§ What you have to do
Images are not part of the copy; write out the rest of the data exactly as given.

─── Dataset content

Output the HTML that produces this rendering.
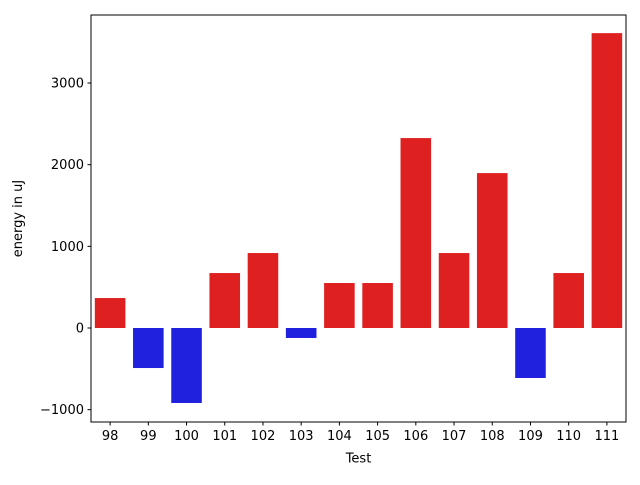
<!DOCTYPE html>
<html><head><meta charset="utf-8"><style>
body{margin:0;background:#fff;font-family:"Liberation Sans","DejaVu Sans",sans-serif;}
svg text{font-family:"DejaVu Sans","Liberation Sans",sans-serif;font-size:13px;fill:#000;}
</style></head><body>
<svg id="chart" width="640" height="480"></svg>
<script>
const categories=["98","99","100","101","102","103","104","105","106","107","108","109","110","111"];
const values=[367,-490,-918,673,918,-122,551,551,2326,918,1897,-612,673,3611];
const yTicks=[-1000,0,1000,2000,3000];
const yTickLabels=["\u22121000","0","1000","2000","3000"];
const L=91,R=626,T=15,B=422,yMin=-1151,yMax=3833;
const NS="http://www.w3.org/2000/svg";
const svg=document.getElementById('chart');
function y(v){return B-(v-yMin)/(yMax-yMin)*(B-T);}
const step=(R-L)/categories.length;
function xc(i){return L+step*(i+0.5);}
function mk(tag,attrs,parent){const e=document.createElementNS(NS,tag);for(const k in attrs)e.setAttribute(k,attrs[k]);(parent||svg).appendChild(e);return e;}
values.forEach((v,i)=>{
  const r=mk('rect',{x:xc(i)-step*0.4,width:step*0.8,y:Math.min(y(v),y(0)),height:Math.abs(y(v)-y(0)),fill:v>=0?'#df2020':'#2020df'});
  
  
});
const frame=mk('rect',{x:L,y:T,width:R-L,height:B-T,fill:'none',stroke:'#000','stroke-width':1});


yTicks.forEach((t,i)=>{
  const yy=y(t);
  mk('line',{x1:L-3.5,x2:L,y1:yy,y2:yy,stroke:'#000'});
  const tx=mk('text',{x:L-7,y:yy+4.5,'text-anchor':'end'});
  tx.textContent=yTickLabels[i];
  
  
});
categories.forEach((c,i)=>{
  const xx=xc(i);
  mk('line',{x1:xx,x2:xx,y1:B,y2:B+3.5,stroke:'#000'});
  const tx=mk('text',{x:xx,y:B+18,'text-anchor':'middle'});
  tx.textContent=c;
  
  
});
const xt=mk('text',{x:(L+R)/2,y:462.5,'text-anchor':'middle'});
xt.textContent='Test';


const yt=mk('text',{x:22,y:(T+B)/2,'text-anchor':'middle',transform:'rotate(-90 22 '+((T+B)/2)+')'});
yt.textContent='energy in uJ';


</script>
</body></html>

──────

§ Task answer
Output the HTML that produces this rendering.
<!DOCTYPE html>
<html><head><meta charset="utf-8"><style>
body{margin:0;background:#fff;font-family:"Liberation Sans","DejaVu Sans",sans-serif;}
svg text{font-family:"DejaVu Sans","Liberation Sans",sans-serif;font-size:13px;fill:#000;}
</style></head><body>
<svg id="chart" width="640" height="480"></svg>
<script>
const categories=["98","99","100","101","102","103","104","105","106","107","108","109","110","111"];
const values=[367,-490,-918,673,918,-122,551,551,2326,918,1897,-612,673,3611];
const yTicks=[-1000,0,1000,2000,3000];
const yTickLabels=["\u22121000","0","1000","2000","3000"];
const L=91,R=626,T=15,B=422,yMin=-1151,yMax=3833;
const NS="http://www.w3.org/2000/svg";
const svg=document.getElementById('chart');
function y(v){return B-(v-yMin)/(yMax-yMin)*(B-T);}
const step=(R-L)/categories.length;
function xc(i){return L+step*(i+0.5);}
function mk(tag,attrs,parent){const e=document.createElementNS(NS,tag);for(const k in attrs)e.setAttribute(k,attrs[k]);(parent||svg).appendChild(e);return e;}
values.forEach((v,i)=>{
  const r=mk('rect',{x:xc(i)-step*0.4,width:step*0.8,y:Math.min(y(v),y(0)),height:Math.abs(y(v)-y(0)),fill:v>=0?'#df2020':'#2020df'});
  
  
});
const frame=mk('rect',{x:L,y:T,width:R-L,height:B-T,fill:'none',stroke:'#000','stroke-width':1});


yTicks.forEach((t,i)=>{
  const yy=y(t);
  mk('line',{x1:L-3.5,x2:L,y1:yy,y2:yy,stroke:'#000'});
  const tx=mk('text',{x:L-7,y:yy+4.5,'text-anchor':'end'});
  tx.textContent=yTickLabels[i];
  
  
});
categories.forEach((c,i)=>{
  const xx=xc(i);
  mk('line',{x1:xx,x2:xx,y1:B,y2:B+3.5,stroke:'#000'});
  const tx=mk('text',{x:xx,y:B+18,'text-anchor':'middle'});
  tx.textContent=c;
  
  
});
const xt=mk('text',{x:(L+R)/2,y:462.5,'text-anchor':'middle'});
xt.textContent='Test';


const yt=mk('text',{x:22,y:(T+B)/2,'text-anchor':'middle',transform:'rotate(-90 22 '+((T+B)/2)+')'});
yt.textContent='energy in uJ';


</script>
</body></html>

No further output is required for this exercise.